Leave out every picture, then transcribe the rest of the listing exactly.

>>>

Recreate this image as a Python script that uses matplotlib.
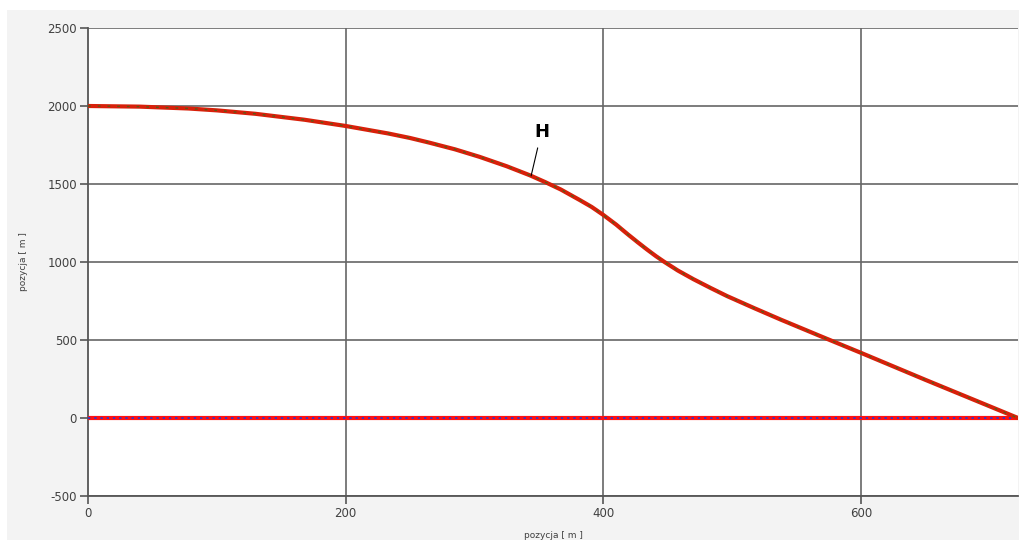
import numpy as np
import matplotlib
matplotlib.use("Agg")
import matplotlib.pyplot as plt
from matplotlib.patches import Rectangle

plt.rcParams["axes.unicode_minus"] = False

# trajektoria: pozycja pozioma [m] i wysokosc H [m]
poz_x = [0, 40, 78, 100, 130, 168, 200, 233, 250, 265, 285, 304, 325, 343, 355,
         367, 382, 391, 400, 410, 419, 427, 434, 441, 447, 458, 470, 483, 496,
         517, 538, 570, 600, 650, 700, 722]
wys_h = [2000, 1996, 1984, 1972, 1950, 1912, 1872, 1824, 1795, 1765, 1722, 1674, 1614, 1556, 1512,
         1465, 1396, 1353, 1302, 1240, 1178, 1125, 1080, 1037, 1003, 945, 890, 835, 782,
         705, 630, 520, 418, 245, 75, 0]

# linia zerowa (poziom terenu)
ziemia_x = [0, 722]
ziemia_y = [0, 0]

x_ticks = [0, 200, 400, 600]
y_ticks = [-500, 0, 500, 1000, 1500, 2000, 2500]

fig = plt.figure(figsize=(10.29, 5.42), dpi=100)
fig.patch.set_facecolor("white")

# szare tlo kontrolki wykresu
tlo = Rectangle((7 / 1029, 2 / 542), 1012 / 1029, 530 / 542,
                transform=fig.transFigure, facecolor="#f3f3f3",
                edgecolor="none", zorder=-5)
fig.add_artist(tlo)

ax = fig.add_axes([88 / 1029, 1 - 496 / 542, 930 / 1029, 468 / 542])
ax.set_zorder(2)
ax.set_facecolor("white")

grid_col = "#666666"
for v in x_ticks[1:]:
    ax.axvline(v, color=grid_col, lw=1.2, zorder=1)
for v in y_ticks:
    ax.axhline(v, color=grid_col, lw=1.2, zorder=1)

ax.plot(ziemia_x, ziemia_y, color="#ff1010", lw=3.0, solid_capstyle="butt", zorder=3)
ax.plot(ziemia_x, ziemia_y, color="#4030c0", lw=1.4, ls=(0, (1.2, 2.0)), zorder=4)

ax.plot(poz_x, wys_h, color="#d8200a", lw=3.0, solid_joinstyle="round",
        solid_capstyle="round", zorder=5)
ax.plot(poz_x, wys_h, color="#3a6a18", lw=1.0, ls=(0, (2, 5)), alpha=0.8, zorder=6)

ax.annotate("H", xy=(344, 1552), xytext=(352, 1833), ha="center", va="center",
            fontsize=13, fontweight="bold", color="black",
            arrowprops=dict(arrowstyle="-", color="black", lw=0.8,
                            shrinkA=3, shrinkB=0), zorder=7)

ax.set_xlim(0, 722)
ax.set_ylim(-500, 2500)
ax.set_xticks(x_ticks)
ax.set_yticks(y_ticks)

for s in ["top", "right"]:
    ax.spines[s].set_visible(False)
for s in ["left", "bottom"]:
    ax.spines[s].set_color("#555555")
    ax.spines[s].set_linewidth(1.3)

ax.tick_params(axis="both", direction="out", length=6, width=1.2,
               color="#555555", labelsize=8.5, labelcolor="#404040", pad=2)

ax.set_xlabel("pozycja [ m ]", fontsize=6.5, color="#404040", labelpad=8)
ax.set_ylabel("pozycja [ m ]", fontsize=6.5, color="#404040", labelpad=14)

fig.savefig("out.png", dpi=100, facecolor=fig.get_facecolor())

<<<

• **SOLUTION TO THIS PROBLEM**
Recreate this image as a Python script that uses matplotlib.
import numpy as np
import matplotlib
matplotlib.use("Agg")
import matplotlib.pyplot as plt
from matplotlib.patches import Rectangle

plt.rcParams["axes.unicode_minus"] = False

# trajektoria: pozycja pozioma [m] i wysokosc H [m]
poz_x = [0, 40, 78, 100, 130, 168, 200, 233, 250, 265, 285, 304, 325, 343, 355,
         367, 382, 391, 400, 410, 419, 427, 434, 441, 447, 458, 470, 483, 496,
         517, 538, 570, 600, 650, 700, 722]
wys_h = [2000, 1996, 1984, 1972, 1950, 1912, 1872, 1824, 1795, 1765, 1722, 1674, 1614, 1556, 1512,
         1465, 1396, 1353, 1302, 1240, 1178, 1125, 1080, 1037, 1003, 945, 890, 835, 782,
         705, 630, 520, 418, 245, 75, 0]

# linia zerowa (poziom terenu)
ziemia_x = [0, 722]
ziemia_y = [0, 0]

x_ticks = [0, 200, 400, 600]
y_ticks = [-500, 0, 500, 1000, 1500, 2000, 2500]

fig = plt.figure(figsize=(10.29, 5.42), dpi=100)
fig.patch.set_facecolor("white")

# szare tlo kontrolki wykresu
tlo = Rectangle((7 / 1029, 2 / 542), 1012 / 1029, 530 / 542,
                transform=fig.transFigure, facecolor="#f3f3f3",
                edgecolor="none", zorder=-5)
fig.add_artist(tlo)

ax = fig.add_axes([88 / 1029, 1 - 496 / 542, 930 / 1029, 468 / 542])
ax.set_zorder(2)
ax.set_facecolor("white")

grid_col = "#666666"
for v in x_ticks[1:]:
    ax.axvline(v, color=grid_col, lw=1.2, zorder=1)
for v in y_ticks:
    ax.axhline(v, color=grid_col, lw=1.2, zorder=1)

ax.plot(ziemia_x, ziemia_y, color="#ff1010", lw=3.0, solid_capstyle="butt", zorder=3)
ax.plot(ziemia_x, ziemia_y, color="#4030c0", lw=1.4, ls=(0, (1.2, 2.0)), zorder=4)

ax.plot(poz_x, wys_h, color="#d8200a", lw=3.0, solid_joinstyle="round",
        solid_capstyle="round", zorder=5)
ax.plot(poz_x, wys_h, color="#3a6a18", lw=1.0, ls=(0, (2, 5)), alpha=0.8, zorder=6)

ax.annotate("H", xy=(344, 1552), xytext=(352, 1833), ha="center", va="center",
            fontsize=13, fontweight="bold", color="black",
            arrowprops=dict(arrowstyle="-", color="black", lw=0.8,
                            shrinkA=3, shrinkB=0), zorder=7)

ax.set_xlim(0, 722)
ax.set_ylim(-500, 2500)
ax.set_xticks(x_ticks)
ax.set_yticks(y_ticks)

for s in ["top", "right"]:
    ax.spines[s].set_visible(False)
for s in ["left", "bottom"]:
    ax.spines[s].set_color("#555555")
    ax.spines[s].set_linewidth(1.3)

ax.tick_params(axis="both", direction="out", length=6, width=1.2,
               color="#555555", labelsize=8.5, labelcolor="#404040", pad=2)

ax.set_xlabel("pozycja [ m ]", fontsize=6.5, color="#404040", labelpad=8)
ax.set_ylabel("pozycja [ m ]", fontsize=6.5, color="#404040", labelpad=14)

fig.savefig("out.png", dpi=100, facecolor=fig.get_facecolor())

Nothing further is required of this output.